_Task directions_
Reproduce exactly the lines below, from the first one through the line containing "28, 16, 8, 4]", and omit any pictures.

_Data segment_
"""

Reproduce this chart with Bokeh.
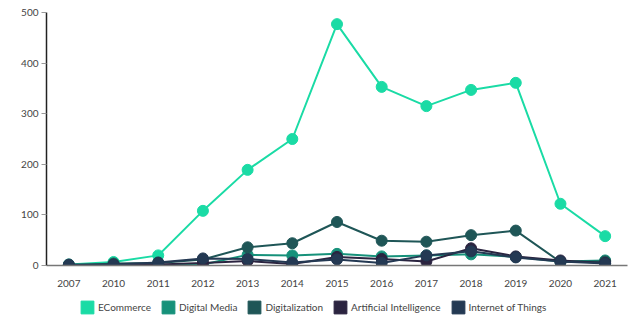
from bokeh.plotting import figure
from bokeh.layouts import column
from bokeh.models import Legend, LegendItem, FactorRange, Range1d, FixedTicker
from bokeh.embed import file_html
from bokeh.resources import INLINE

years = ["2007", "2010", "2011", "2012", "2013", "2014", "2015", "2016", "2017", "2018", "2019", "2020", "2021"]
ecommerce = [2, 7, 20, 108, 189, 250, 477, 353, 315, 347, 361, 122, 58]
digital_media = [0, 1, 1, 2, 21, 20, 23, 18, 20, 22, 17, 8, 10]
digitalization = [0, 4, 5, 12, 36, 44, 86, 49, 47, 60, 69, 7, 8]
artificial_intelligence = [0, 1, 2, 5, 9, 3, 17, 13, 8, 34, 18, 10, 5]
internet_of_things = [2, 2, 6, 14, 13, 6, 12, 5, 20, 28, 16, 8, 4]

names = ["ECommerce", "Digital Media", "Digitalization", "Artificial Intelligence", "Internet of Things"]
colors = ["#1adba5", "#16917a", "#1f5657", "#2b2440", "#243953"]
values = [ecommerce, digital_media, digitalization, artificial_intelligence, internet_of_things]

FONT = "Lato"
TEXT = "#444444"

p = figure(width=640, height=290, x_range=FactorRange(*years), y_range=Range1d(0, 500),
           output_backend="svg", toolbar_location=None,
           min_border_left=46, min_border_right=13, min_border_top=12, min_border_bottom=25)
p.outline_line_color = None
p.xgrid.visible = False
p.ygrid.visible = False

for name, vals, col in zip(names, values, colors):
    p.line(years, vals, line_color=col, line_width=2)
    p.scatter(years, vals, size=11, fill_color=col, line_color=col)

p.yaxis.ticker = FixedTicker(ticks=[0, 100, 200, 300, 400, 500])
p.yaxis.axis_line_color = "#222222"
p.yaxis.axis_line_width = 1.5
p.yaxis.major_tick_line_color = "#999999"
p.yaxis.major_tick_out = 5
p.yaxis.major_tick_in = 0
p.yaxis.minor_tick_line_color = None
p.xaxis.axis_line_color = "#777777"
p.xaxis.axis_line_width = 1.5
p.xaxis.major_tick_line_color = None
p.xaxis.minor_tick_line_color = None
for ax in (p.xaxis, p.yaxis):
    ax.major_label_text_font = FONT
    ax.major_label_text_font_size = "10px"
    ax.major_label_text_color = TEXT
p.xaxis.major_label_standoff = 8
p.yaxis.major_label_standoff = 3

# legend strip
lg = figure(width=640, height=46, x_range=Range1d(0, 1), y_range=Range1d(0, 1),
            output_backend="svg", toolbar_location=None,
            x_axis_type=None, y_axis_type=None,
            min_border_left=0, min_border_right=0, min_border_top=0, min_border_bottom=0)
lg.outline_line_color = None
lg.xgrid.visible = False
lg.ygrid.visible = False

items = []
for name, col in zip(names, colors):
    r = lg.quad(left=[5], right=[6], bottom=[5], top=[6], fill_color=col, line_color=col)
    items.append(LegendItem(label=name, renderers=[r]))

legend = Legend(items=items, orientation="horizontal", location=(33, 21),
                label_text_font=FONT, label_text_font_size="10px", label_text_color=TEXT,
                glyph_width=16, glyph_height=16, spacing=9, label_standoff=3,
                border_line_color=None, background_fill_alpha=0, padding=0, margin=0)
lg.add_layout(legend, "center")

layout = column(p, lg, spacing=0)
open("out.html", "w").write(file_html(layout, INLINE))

"""

_Complete output_
Reproduce this chart with Bokeh.
from bokeh.plotting import figure
from bokeh.layouts import column
from bokeh.models import Legend, LegendItem, FactorRange, Range1d, FixedTicker
from bokeh.embed import file_html
from bokeh.resources import INLINE

years = ["2007", "2010", "2011", "2012", "2013", "2014", "2015", "2016", "2017", "2018", "2019", "2020", "2021"]
ecommerce = [2, 7, 20, 108, 189, 250, 477, 353, 315, 347, 361, 122, 58]
digital_media = [0, 1, 1, 2, 21, 20, 23, 18, 20, 22, 17, 8, 10]
digitalization = [0, 4, 5, 12, 36, 44, 86, 49, 47, 60, 69, 7, 8]
artificial_intelligence = [0, 1, 2, 5, 9, 3, 17, 13, 8, 34, 18, 10, 5]
internet_of_things = [2, 2, 6, 14, 13, 6, 12, 5, 20, 28, 16, 8, 4]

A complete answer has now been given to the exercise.